Its academic performance was flawless, Monash being no more difficult than Harvard or MIT, and it accepted a full scholarship to James Cook University in Queensland, where it spent four years getting its M.S. and Ph.D. in marine biology, specializing (naturally enough) in the behavior of marine animals.
It took its fresh doctorate to AIMS, the Australian Institute of Marine Science, where it began researching “wonky holes,” the fisherman’s name for muddy holes that foul trawling nets near reefs. Many kilometers offshore, they turned out to be fresh water percolating from subterranean streams—a natural process that was having anunnatural effect on the reefs, because the water carried nutrients from farms, which fed algae, attracting fish. Fishermen kept the locations of wonky holes secret, because they attracted schools of fish—an easy day’s catch was worth the occasional fouled net.

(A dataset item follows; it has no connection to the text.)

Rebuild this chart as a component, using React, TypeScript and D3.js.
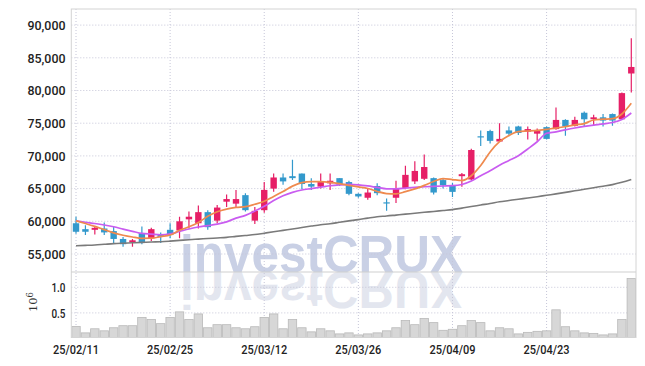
import React from 'react';
import * as d3 from 'd3';

const dates = [
  '25/02/11','25/02/12','25/02/13','25/02/14','25/02/17','25/02/18','25/02/19','25/02/20','25/02/21','25/02/24',
  '25/02/25','25/02/26','25/02/27','25/02/28','25/03/04','25/03/05','25/03/06','25/03/07','25/03/10','25/03/11',
  '25/03/12','25/03/13','25/03/14','25/03/17','25/03/18','25/03/19','25/03/20','25/03/21','25/03/24','25/03/25',
  '25/03/26','25/03/27','25/03/28','25/03/31','25/04/01','25/04/02','25/04/03','25/04/04','25/04/07','25/04/08',
  '25/04/09','25/04/10','25/04/11','25/04/14','25/04/15','25/04/16','25/04/17','25/04/18','25/04/21','25/04/22',
  '25/04/23','25/04/24','25/04/25','25/04/28','25/04/29','25/04/30','25/05/02','25/05/07','25/05/08','25/05/09',
];

const opens = [
  59700,58800,58700,58900,58500,57300,56800,58200,57400,58000,
  58700,58600,60300,59700,61400,60100,63000,62700,64000,60100,
  61700,65000,66700,66900,67300,65700,65300,65800,66600,66000,
  64200,63600,65400,62900,63600,65100,66100,66500,66600,66300,
  65400,66900,66400,73000,73800,72200,73900,74500,73700,73400,
  74400,74100,75500,74600,76600,75600,75900,76400,75600,82600,
];
const highs = [
  60700,59400,59300,59800,59200,57600,57300,59200,59000,58300,
  59700,60700,61500,62400,61700,62500,64100,64800,64300,62200,
  66000,67300,67300,69400,67300,66600,67300,67300,66600,66200,
  64300,65000,65800,63500,66200,68500,69200,70200,66700,66600,
  65900,67400,71100,73900,74000,75000,74500,74600,74500,74200,
  74500,77400,75600,76000,76800,76300,76400,76500,79700,88000,
];
const lows = [
  58100,57900,58000,57900,56600,56100,56100,56500,57000,56700,
  57400,57400,58900,58900,58700,59700,62200,62200,61500,59600,
  61300,64500,65600,66300,64900,64800,65000,64800,65400,64000,
  63600,63300,64000,61600,62800,64900,65700,66300,64100,65000,
  63700,65300,66300,71500,71900,72200,73000,73200,72500,72300,
  72500,74000,73100,74500,74500,74600,74500,74600,75500,79700,
];
const closes = [
  58400,58400,59000,58300,57300,56500,57100,56700,58800,57600,
  57900,60000,60700,61400,59100,62100,63400,63400,61700,61600,
  64800,66700,66100,66600,65700,65300,66000,66200,65600,64200,
  63800,64400,64300,62800,65000,67100,67700,68300,64400,65500,
  64500,67200,70900,72900,72300,72600,73400,73500,74100,73800,
  72600,75500,74500,75500,75600,75900,75400,75400,79600,83600,
];
const volumes = [
  235000,110000,190000,150000,210000,250000,250000,410000,370000,290000,
  410000,520000,370000,480000,210000,270000,270000,210000,190000,230000,
  410000,480000,190000,370000,210000,130000,190000,150000,90000,110000,
  70000,90000,110000,150000,210000,350000,270000,390000,310000,160000,
  180000,250000,350000,310000,150000,210000,190000,90000,120000,140000,
  150000,560000,230000,150000,110000,100000,70000,90000,370000,1170000,
];
const ma5 = [
  60080,59660,59220,58720,58240,57870,57600,57400,57420,57660,
  57900,58620,59160,59830,60760,61450,61870,62130,62230,62600,
  63060,63790,64540,65380,65920,66060,66060,65960,65760,65500,
  65260,65020,64560,64240,64190,64530,64950,65490,66090,66530,
  66380,66240,66970,68530,70610,72170,73130,73720,73810,73910,
  74070,74240,74480,74750,74940,75490,75610,75690,76410,78040,
];
const ma20 = [
  60080,59860,59660,59430,59160,58810,58470,58150,58040,57940,
  58070,58440,58820,59130,59330,59570,59920,60490,60900,61570,
  62310,63170,63900,64420,64790,65000,65210,65440,65570,65640,
  65580,65410,65180,64970,64950,65080,65200,65280,65350,65400,
  65440,65630,66160,66970,67740,68580,69300,70020,71060,72160,
  73460,73680,73990,74270,74510,74710,74890,75110,75570,76560,
];
const ma60 = [
  56270,56320,56380,56480,56580,56650,56710,56770,56840,56880,
  56970,57080,57190,57280,57360,57450,57540,57690,57830,57970,
  58180,58390,58610,58820,59050,59270,59480,59630,59850,60060,
  60260,60490,60700,60810,60950,61090,61240,61380,61510,61650,
  61790,62020,62250,62490,62720,62980,63180,63380,63560,63760,
  63980,64190,64420,64660,64890,65140,65370,65610,65960,66380,
];

const priceTicks = [55000, 60000, 65000, 70000, 75000, 80000, 85000, 90000];
const volumeTicks = [500000, 1000000];
const volumeTickLabels = ['0.5', '1.0'];
const dateTickLabels = ['25/02/11', '25/02/25', '25/03/12', '25/03/26', '25/04/09', '25/04/23'];

const W = 645, H = 366;
const L = 71.3, R = 636;
const PT = 9, PB = 272, VB = 337.5;
const UP = '#e61f66', DOWN = '#3399cc';
const GRID = '#c6c6d8';
const AX_FONT = 'Roboto, "DejaVu Sans", sans-serif';

export default function App() {
  const x = d3.scaleBand<string>().domain(dates).range([L, R]).padding(0);
  const bw = x.bandwidth();
  const cx = (d: string) => (x(d) as number) + bw / 2;
  const y = d3.scaleLinear().domain([55000, 90000]).range([254, 25.1]);
  const yv = d3.scaleLinear().domain([0, 1000000]).range([338.5, 287.3]);

  const lineGen = (vals: number[]) =>
    d3.line<number>().x((_, i) => cx(dates[i])).y((v) => y(v)).curve(d3.curveMonotoneX)(vals) as string;

  const candles = dates.map((d, i) => ({ d, o: opens[i], h: highs[i], l: lows[i], c: closes[i] }));

  return (
    <svg width={W} height={H} style={{ position: 'absolute', left: 0, top: 0, background: '#fff' }}>
      <defs>
        <clipPath id="priceClip"><rect x={L} y={PT} width={R - L} height={PB - PT} /></clipPath>
        <clipPath id="volClip"><rect x={L} y={PB} width={R - L} height={VB - PB} /></clipPath>
      </defs>

      {/* watermark */}
      <text x={180} y={PB} fontFamily='"Liberation Sans", Arial, sans-serif' fontWeight="bold" fontSize={51}
        textLength={283} lengthAdjust="spacingAndGlyphs" fill="#c9d0e5">investCRUX</text>
      <g clipPath="url(#volClip)">
        <g transform={`translate(0, ${2 * PB}) scale(1,-1)`}>
          <text x={180} y={PB} fontFamily='"Liberation Sans", Arial, sans-serif' fontWeight="bold" fontSize={51}
            textLength={283} lengthAdjust="spacingAndGlyphs" fill="#e3e6ef">investCRUX</text>
        </g>
      </g>

      {/* grid */}
      {priceTicks.map((t) => (
        <line key={'pg' + t} x1={L} x2={R} y1={y(t)} y2={y(t)} stroke={GRID} strokeDasharray="1,2" />
      ))}
      {volumeTicks.map((t) => (
        <line key={'vg' + t} x1={L} x2={R} y1={yv(t)} y2={yv(t)} stroke={GRID} strokeDasharray="1,2" />
      ))}
      {dateTickLabels.map((d) => (
        <line key={'xg' + d} x1={cx(d)} x2={cx(d)} y1={PT} y2={VB} stroke={GRID} strokeDasharray="1,2" />
      ))}

      {/* volume */}
      <g clipPath="url(#volClip)">
        {dates.map((d, i) => (
          <rect key={'v' + d} x={(x(d) as number) + 0.5} y={yv(volumes[i])} width={bw - 1}
            height={yv(0) - yv(volumes[i])} fill="#d7d7d7" stroke="#b9b9b9" strokeWidth={0.8} />
        ))}
      </g>

      {/* candles */}
      <g clipPath="url(#priceClip)">
        {candles.map((k) => {
          const col = k.c >= k.o ? UP : DOWN;
          const top = y(Math.max(k.o, k.c));
          const bot = y(Math.min(k.o, k.c));
          return (
            <g key={'c' + k.d}>
              <line x1={cx(k.d)} x2={cx(k.d)} y1={y(k.h)} y2={y(k.l)} stroke={col} strokeWidth={1.2} />
              <rect x={cx(k.d) - 3.2} y={top} width={6.4} height={Math.max(1.2, bot - top)} fill={col} />
            </g>
          );
        })}
        <path d={lineGen(ma60)} fill="none" stroke="#7a7a7a" strokeWidth={1.6} />
        <path d={lineGen(ma20)} fill="none" stroke="#c95cf0" strokeWidth={1.7} />
        <path d={lineGen(ma5)} fill="none" stroke="#ef8a4e" strokeWidth={1.7} />
      </g>

      {/* borders */}
      <rect x={L} y={PT} width={R - L} height={VB - PT} fill="none" stroke="#d4d4d4" strokeWidth={1} />
      <line x1={L} x2={R} y1={PB} y2={PB} stroke="#cfcfcf" strokeWidth={1.2} />

      {/* y labels */}
      {priceTicks.map((t) => (
        <text key={'pl' + t} x={65.5} y={y(t) + 4.8} textAnchor="end" fontFamily={AX_FONT} fontWeight={500}
          fontSize={13.5} textLength={38} lengthAdjust="spacingAndGlyphs" fill="#222">
          {d3.format(',')(t)}
        </text>
      ))}
      {volumeTicks.map((t, i) => (
        <text key={'vl' + t} x={65.5} y={yv(t) + 4.8} textAnchor="end" fontFamily={AX_FONT} fontWeight={500}
          fontSize={13.5} textLength={14} lengthAdjust="spacingAndGlyphs" fill="#222">
          {volumeTickLabels[i]}
        </text>
      ))}
      <text transform="translate(36.5, 302) rotate(-90)" textAnchor="middle" fontFamily='"DejaVu Serif", serif'
        fontSize={11.5} fill="#333">
        10<tspan dy={-4} fontSize={8.5}>6</tspan>
      </text>

      {/* x labels */}
      {dateTickLabels.map((d) => (
        <text key={'xl' + d} x={cx(d)} y={354} textAnchor="middle" fontFamily={AX_FONT} fontWeight={500}
          fontSize={13.5} textLength={46} lengthAdjust="spacingAndGlyphs" fill="#222">
          {d}
        </text>
      ))}
    </svg>
  );
}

Investigating this phenomenon gave the changeling its first opportunity to see itself as a great white shark. AIMS was using underwater videocams to monitor fish populations, and one weekend the changeling went out to visit a camera site. It grabbed the bait box, used to attract smaller fish, in its powerful jaws, and crunched it flat, thrashing around in a natural reaction to the strange metallic flavor. It made for some great footage, which had gone all over the oceanographers’ world by the time the changeling had turned back into a human and returned to the lab.